=== The exercise ===
Reproduce all the lines exactly as they stand, apart from the pictures.

=== Task input ===
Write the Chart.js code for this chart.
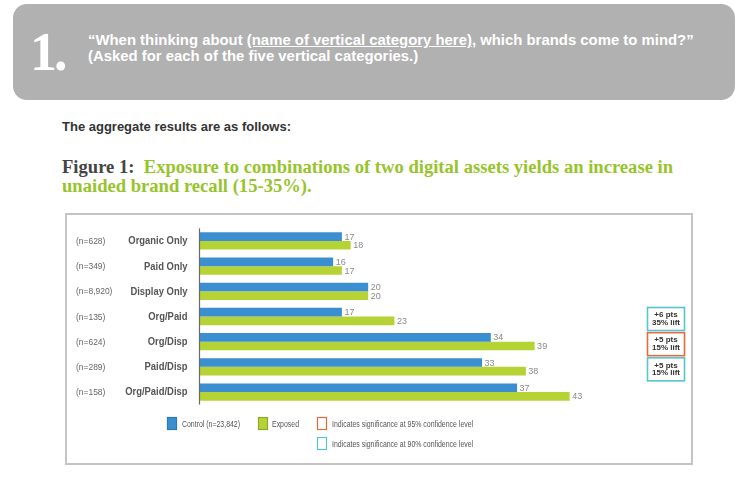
<!DOCTYPE html>
<html>
<head>
<meta charset="utf-8">
<script src="https://cdn.jsdelivr.net/npm/chart.js@4.4.1/dist/chart.umd.min.js"></script>
<style>
  html, body { margin:0; padding:0; background:#fff; }
  body { width:742px; height:477px; position:relative; overflow:hidden; font-family:"Liberation Sans", Arial, sans-serif; }
  #hdr { position:absolute; left:13px; top:4px; width:722px; height:96px; background:#b1b1b1; border-radius:14px; }
  #num { position:absolute; left:30px; top:25px; font-family:"Liberation Serif", serif; font-weight:bold; font-size:54px; line-height:55px; color:#fff; letter-spacing:-3px; }
  #q { position:absolute; left:88px; top:33px; font-size:14.9px; line-height:15.5px; font-weight:bold; color:#fff; white-space:nowrap; }
  #q u { text-decoration:underline; }
  #agg { position:absolute; left:62px; top:120px; font-size:13px; line-height:14px; font-weight:bold; color:#333; white-space:nowrap; }
  #fig { position:absolute; left:62px; top:158px; font-family:"Liberation Serif", serif; font-size:18.6px; line-height:18.5px; font-weight:bold; color:#97c42b; white-space:nowrap; }
  #fig .k { color:#444; }
  #box { position:absolute; left:65px; top:213px; width:628px; height:252px; border:2px solid #c4c4c4; box-sizing:border-box; pointer-events:none; }
  #wrap { position:absolute; left:66px; top:214px; width:626px; height:250px; }
</style>
</head>
<body>
<div id="hdr"></div>
<div id="num">1.</div>
<div id="q">“When thinking about <u>(name of vertical category here)</u>, which brands come to mind?”<br>(Asked for each of the five vertical categories.)</div>
<div id="agg">The aggregate results are as follows:</div>
<div id="fig"><span class="k">Figure 1:</span>&nbsp; Exposure to combinations of two digital assets yields an increase in<br>unaided brand recall (15-35%).</div>
<div id="wrap"><canvas id="c" width="626" height="250"></canvas></div>
<div id="box"></div>
<script>
const categories = ['Organic Only','Paid Only','Display Only','Org/Paid','Org/Disp','Paid/Disp','Org/Paid/Disp'];
const sampleSizes = ['(n=628)','(n=349)','(n=8,920)','(n=135)','(n=624)','(n=289)','(n=158)'];
const controlValues = [17,16,20,17,34,33,37];
const exposedValues = [18,17,20,23,39,38,43];
const liftLine1 = [null,null,null,'+6 pts','+5 pts','+5 pts',null];
const liftLine2 = [null,null,null,'35% lift','15% lift','15% lift',null];
const significance = [null,null,null,'90','95','90',null];
const seriesNames = ['Control (n=23,842)','Exposed'];
const sigNames = ['Indicates significance at 95% confidence level','Indicates significance at 90% confidence level'];

const BLUE = '#3b8fd0', GREEN = '#b5d334', ORANGE = '#e8693f', CYAN = '#55c5d0';
const SANS = '"Liberation Sans", Arial, sans-serif';

function txt(ctx, s, x, y, font, color, align, sx) {
  ctx.save();
  ctx.font = font; ctx.fillStyle = color; ctx.textAlign = align; ctx.textBaseline = 'middle';
  ctx.translate(x, y); ctx.scale(sx, 1);
  ctx.fillText(s, 0, 0);
  ctx.restore();
}

const deco = {
  id: 'deco',
  afterDatasetsDraw(chart) {
    const ctx = chart.ctx, ca = chart.chartArea, y = chart.scales.y;
    ctx.save();
    // axis line
    ctx.strokeStyle = '#6a6a6a'; ctx.lineWidth = 1.2;
    ctx.beginPath(); ctx.moveTo(ca.left - 0.5, ca.top); ctx.lineTo(ca.left - 0.5, ca.bottom); ctx.stroke();
    // value labels
    chart.data.datasets.forEach((ds, di) => {
      chart.getDatasetMeta(di).data.forEach((bar, i) => {
        txt(ctx, String(ds.data[i]), bar.x + 2.5, bar.y + 0.5, '9.5px ' + SANS, '#8a8a8a', 'left', 0.95);
      });
    });
    // category labels, sample sizes, lift boxes
    categories.forEach((c, i) => {
      const py = y.getPixelForValue(i);
      txt(ctx, c, ca.left - 12.5, py + 0.5, 'bold 10.6px ' + SANS, '#555', 'right', 0.89);
      txt(ctx, sampleSizes[i], 10, py + 0.5, '9.5px ' + SANS, '#666', 'left', 0.89);
      if (liftLine1[i]) {
        const bx = 581.5, bw = 37, bh = 23, by = py + 2.5 - bh / 2;
        ctx.strokeStyle = significance[i] === '95' ? ORANGE : CYAN; ctx.lineWidth = 1.6;
        ctx.strokeRect(bx, by, bw, bh);
        txt(ctx, liftLine1[i], bx + bw / 2, by + 7.6, 'bold 8px ' + SANS, '#333', 'center', 1);
        txt(ctx, liftLine2[i], bx + bw / 2, by + 15.2, 'bold 8px ' + SANS, '#333', 'center', 1);
      }
    });
    // legend
    const sq = (x, yy, fill, stroke) => {
      if (fill) { ctx.fillStyle = fill; ctx.fillRect(x, yy, 10, 13); }
      ctx.strokeStyle = stroke; ctx.lineWidth = 1.2; ctx.strokeRect(x + 0.5, yy + 0.5, 9, 12);
    };
    const LF = '9.5px ' + SANS, LS = 0.73;
    sq(101, 203, BLUE, '#2f79b3');
    txt(ctx, seriesNames[0], 116, 210, LF, '#555', 'left', LS);
    sq(192, 203, GREEN, '#8fa82a');
    txt(ctx, seriesNames[1], 206, 210, LF, '#555', 'left', LS);
    sq(251, 203, '#fff', ORANGE);
    txt(ctx, sigNames[0], 266, 210, LF, '#555', 'left', LS);
    sq(251, 223, '#fff', CYAN);
    txt(ctx, sigNames[1], 266, 230, LF, '#555', 'left', LS);
    ctx.restore();
  }
};

new Chart(document.getElementById('c'), {
  type: 'bar',
  data: {
    labels: categories,
    datasets: [
      { label: seriesNames[0], data: controlValues, backgroundColor: BLUE, borderWidth: 0 },
      { label: seriesNames[1], data: exposedValues, backgroundColor: GREEN, borderWidth: 0 }
    ]
  },
  options: {
    indexAxis: 'y',
    responsive: false,
    animation: false,
    devicePixelRatio: 1,
    layout: { padding: { left: 134, right: 26, top: 14.4, bottom: 59.4 } },
    datasets: { bar: { categoryPercentage: 0.686, barPercentage: 1.0 } },
    scales: {
      x: { display: false, min: 0.8, max: 54 },
      y: { display: false }
    },
    plugins: { legend: { display: false }, tooltip: { enabled: false } }
  },
  plugins: [deco]
});
</script>
</body>
</html>
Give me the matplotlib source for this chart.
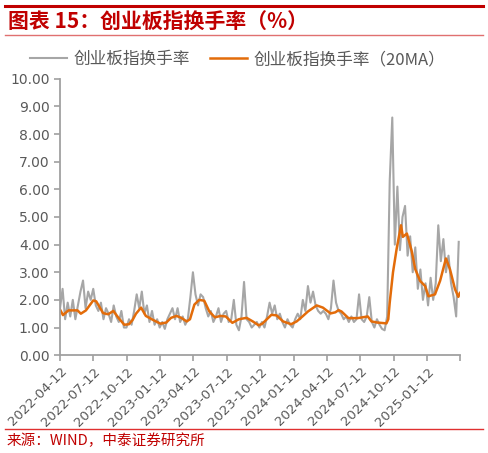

=== The reply ===
Write the Chart.js code for this chart.
<!DOCTYPE html>
<html>
<head>
<meta charset="utf-8">
<script src="https://cdn.jsdelivr.net/npm/chart.js@4.4.1/dist/chart.umd.min.js"></script>
<style>
  html, body { margin:0; padding:0; background:#fff; }
  body { width:742px; height:477px; position:relative; overflow:hidden; font-family:"Liberation Sans", Arial, sans-serif; }
  #hdr { position:absolute; left:13px; top:4px; width:722px; height:96px; background:#b1b1b1; border-radius:14px; }
  #num { position:absolute; left:30px; top:25px; font-family:"Liberation Serif", serif; font-weight:bold; font-size:54px; line-height:55px; color:#fff; letter-spacing:-3px; }
  #q { position:absolute; left:88px; top:33px; font-size:14.9px; line-height:15.5px; font-weight:bold; color:#fff; white-space:nowrap; }
  #q u { text-decoration:underline; }
  #agg { position:absolute; left:62px; top:120px; font-size:13px; line-height:14px; font-weight:bold; color:#333; white-space:nowrap; }
  #fig { position:absolute; left:62px; top:158px; font-family:"Liberation Serif", serif; font-size:18.6px; line-height:18.5px; font-weight:bold; color:#97c42b; white-space:nowrap; }
  #fig .k { color:#444; }
  #box { position:absolute; left:65px; top:213px; width:628px; height:252px; border:2px solid #c4c4c4; box-sizing:border-box; pointer-events:none; }
  #wrap { position:absolute; left:66px; top:214px; width:626px; height:250px; }
</style>
</head>
<body>
<div id="hdr"></div>
<div id="num">1.</div>
<div id="q">“When thinking about <u>(name of vertical category here)</u>, which brands come to mind?”<br>(Asked for each of the five vertical categories.)</div>
<div id="agg">The aggregate results are as follows:</div>
<div id="fig"><span class="k">Figure 1:</span>&nbsp; Exposure to combinations of two digital assets yields an increase in<br>unaided brand recall (15-35%).</div>
<div id="wrap"><canvas id="c" width="626" height="250"></canvas></div>
<div id="box"></div>
<script>
const categories = ['Organic Only','Paid Only','Display Only','Org/Paid','Org/Disp','Paid/Disp','Org/Paid/Disp'];
const sampleSizes = ['(n=628)','(n=349)','(n=8,920)','(n=135)','(n=624)','(n=289)','(n=158)'];
const controlValues = [17,16,20,17,34,33,37];
const exposedValues = [18,17,20,23,39,38,43];
const liftLine1 = [null,null,null,'+6 pts','+5 pts','+5 pts',null];
const liftLine2 = [null,null,null,'35% lift','15% lift','15% lift',null];
const significance = [null,null,null,'90','95','90',null];
const seriesNames = ['Control (n=23,842)','Exposed'];
const sigNames = ['Indicates significance at 95% confidence level','Indicates significance at 90% confidence level'];

const BLUE = '#3b8fd0', GREEN = '#b5d334', ORANGE = '#e8693f', CYAN = '#55c5d0';
const SANS = '"Liberation Sans", Arial, sans-serif';

function txt(ctx, s, x, y, font, color, align, sx) {
  ctx.save();
  ctx.font = font; ctx.fillStyle = color; ctx.textAlign = align; ctx.textBaseline = 'middle';
  ctx.translate(x, y); ctx.scale(sx, 1);
  ctx.fillText(s, 0, 0);
  ctx.restore();
}

const deco = {
  id: 'deco',
  afterDatasetsDraw(chart) {
    const ctx = chart.ctx, ca = chart.chartArea, y = chart.scales.y;
    ctx.save();
    // axis line
    ctx.strokeStyle = '#6a6a6a'; ctx.lineWidth = 1.2;
    ctx.beginPath(); ctx.moveTo(ca.left - 0.5, ca.top); ctx.lineTo(ca.left - 0.5, ca.bottom); ctx.stroke();
    // value labels
    chart.data.datasets.forEach((ds, di) => {
      chart.getDatasetMeta(di).data.forEach((bar, i) => {
        txt(ctx, String(ds.data[i]), bar.x + 2.5, bar.y + 0.5, '9.5px ' + SANS, '#8a8a8a', 'left', 0.95);
      });
    });
    // category labels, sample sizes, lift boxes
    categories.forEach((c, i) => {
      const py = y.getPixelForValue(i);
      txt(ctx, c, ca.left - 12.5, py + 0.5, 'bold 10.6px ' + SANS, '#555', 'right', 0.89);
      txt(ctx, sampleSizes[i], 10, py + 0.5, '9.5px ' + SANS, '#666', 'left', 0.89);
      if (liftLine1[i]) {
        const bx = 581.5, bw = 37, bh = 23, by = py + 2.5 - bh / 2;
        ctx.strokeStyle = significance[i] === '95' ? ORANGE : CYAN; ctx.lineWidth = 1.6;
        ctx.strokeRect(bx, by, bw, bh);
        txt(ctx, liftLine1[i], bx + bw / 2, by + 7.6, 'bold 8px ' + SANS, '#333', 'center', 1);
        txt(ctx, liftLine2[i], bx + bw / 2, by + 15.2, 'bold 8px ' + SANS, '#333', 'center', 1);
      }
    });
    // legend
    const sq = (x, yy, fill, stroke) => {
      if (fill) { ctx.fillStyle = fill; ctx.fillRect(x, yy, 10, 13); }
      ctx.strokeStyle = stroke; ctx.lineWidth = 1.2; ctx.strokeRect(x + 0.5, yy + 0.5, 9, 12);
    };
    const LF = '9.5px ' + SANS, LS = 0.73;
    sq(101, 203, BLUE, '#2f79b3');
    txt(ctx, seriesNames[0], 116, 210, LF, '#555', 'left', LS);
    sq(192, 203, GREEN, '#8fa82a');
    txt(ctx, seriesNames[1], 206, 210, LF, '#555', 'left', LS);
    sq(251, 203, '#fff', ORANGE);
    txt(ctx, sigNames[0], 266, 210, LF, '#555', 'left', LS);
    sq(251, 223, '#fff', CYAN);
    txt(ctx, sigNames[1], 266, 230, LF, '#555', 'left', LS);
    ctx.restore();
  }
};

new Chart(document.getElementById('c'), {
  type: 'bar',
  data: {
    labels: categories,
    datasets: [
      { label: seriesNames[0], data: controlValues, backgroundColor: BLUE, borderWidth: 0 },
      { label: seriesNames[1], data: exposedValues, backgroundColor: GREEN, borderWidth: 0 }
    ]
  },
  options: {
    indexAxis: 'y',
    responsive: false,
    animation: false,
    devicePixelRatio: 1,
    layout: { padding: { left: 134, right: 26, top: 14.4, bottom: 59.4 } },
    datasets: { bar: { categoryPercentage: 0.686, barPercentage: 1.0 } },
    scales: {
      x: { display: false, min: 0.8, max: 54 },
      y: { display: false }
    },
    plugins: { legend: { display: false }, tooltip: { enabled: false } }
  },
  plugins: [deco]
});
</script>
</body>
</html>
Give me the matplotlib source for this chart.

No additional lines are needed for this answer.